SET PROBLEM — Exactly reproduce the lines that run from the one containing "Convert this chart" through the one containing "0.3, 0.0, 0.3]", ends included, with no pictures.

━━━ RECORDS FOR THE TASK ━━━

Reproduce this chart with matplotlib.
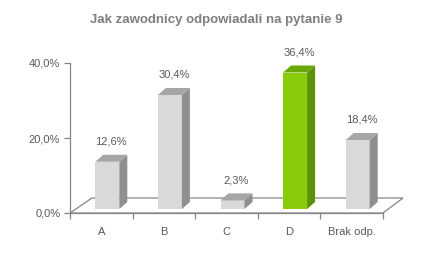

━━━
━━━ RECORDS FOR THE TASK ━━━

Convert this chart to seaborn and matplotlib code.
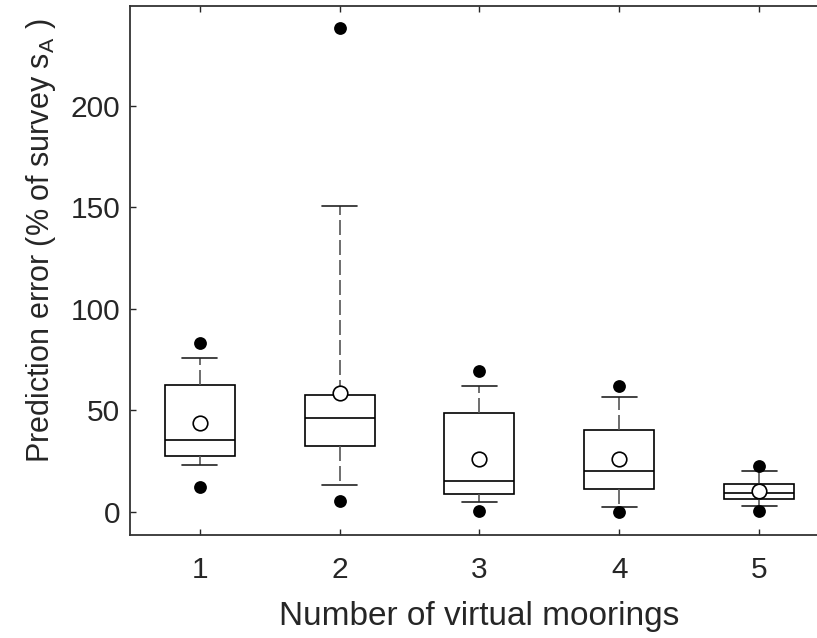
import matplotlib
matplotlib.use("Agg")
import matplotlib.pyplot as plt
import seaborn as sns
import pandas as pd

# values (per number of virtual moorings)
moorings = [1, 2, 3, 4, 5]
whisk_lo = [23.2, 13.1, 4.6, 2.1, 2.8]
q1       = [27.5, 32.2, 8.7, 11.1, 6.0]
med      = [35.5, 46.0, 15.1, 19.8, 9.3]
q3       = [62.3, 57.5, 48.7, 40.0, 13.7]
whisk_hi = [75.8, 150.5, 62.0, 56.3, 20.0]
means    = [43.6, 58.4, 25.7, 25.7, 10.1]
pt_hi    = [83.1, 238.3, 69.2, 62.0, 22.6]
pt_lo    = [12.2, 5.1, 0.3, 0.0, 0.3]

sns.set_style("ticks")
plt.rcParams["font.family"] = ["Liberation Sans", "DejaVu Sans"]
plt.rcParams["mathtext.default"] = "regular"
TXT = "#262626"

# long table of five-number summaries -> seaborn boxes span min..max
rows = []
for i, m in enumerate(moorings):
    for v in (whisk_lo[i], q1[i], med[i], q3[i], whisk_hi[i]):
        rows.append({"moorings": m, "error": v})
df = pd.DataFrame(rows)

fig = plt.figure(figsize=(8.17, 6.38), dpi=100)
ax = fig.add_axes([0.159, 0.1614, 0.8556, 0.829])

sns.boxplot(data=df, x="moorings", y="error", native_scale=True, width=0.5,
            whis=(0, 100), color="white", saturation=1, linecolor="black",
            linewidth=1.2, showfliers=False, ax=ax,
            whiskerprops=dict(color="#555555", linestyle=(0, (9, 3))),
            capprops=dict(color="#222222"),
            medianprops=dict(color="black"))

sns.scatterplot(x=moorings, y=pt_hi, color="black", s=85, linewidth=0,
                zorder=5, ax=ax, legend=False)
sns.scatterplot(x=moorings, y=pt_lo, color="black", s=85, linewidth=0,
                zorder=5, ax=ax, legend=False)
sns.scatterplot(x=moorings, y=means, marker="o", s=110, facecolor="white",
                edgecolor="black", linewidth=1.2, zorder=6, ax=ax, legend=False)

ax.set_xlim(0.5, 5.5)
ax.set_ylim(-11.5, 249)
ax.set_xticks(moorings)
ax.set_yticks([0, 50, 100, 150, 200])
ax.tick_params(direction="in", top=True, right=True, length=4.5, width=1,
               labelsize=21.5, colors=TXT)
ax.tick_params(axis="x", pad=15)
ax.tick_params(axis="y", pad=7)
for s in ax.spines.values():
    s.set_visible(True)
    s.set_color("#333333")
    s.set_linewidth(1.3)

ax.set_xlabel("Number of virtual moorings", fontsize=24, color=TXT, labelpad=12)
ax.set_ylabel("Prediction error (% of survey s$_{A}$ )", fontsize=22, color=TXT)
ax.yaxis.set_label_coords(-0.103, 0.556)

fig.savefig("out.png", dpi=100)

━━━

OUTPUT BELOW —
Convert this chart to seaborn and matplotlib code.
import matplotlib
matplotlib.use("Agg")
import matplotlib.pyplot as plt
import seaborn as sns
import pandas as pd

# values (per number of virtual moorings)
moorings = [1, 2, 3, 4, 5]
whisk_lo = [23.2, 13.1, 4.6, 2.1, 2.8]
q1       = [27.5, 32.2, 8.7, 11.1, 6.0]
med      = [35.5, 46.0, 15.1, 19.8, 9.3]
q3       = [62.3, 57.5, 48.7, 40.0, 13.7]
whisk_hi = [75.8, 150.5, 62.0, 56.3, 20.0]
means    = [43.6, 58.4, 25.7, 25.7, 10.1]
pt_hi    = [83.1, 238.3, 69.2, 62.0, 22.6]
pt_lo    = [12.2, 5.1, 0.3, 0.0, 0.3]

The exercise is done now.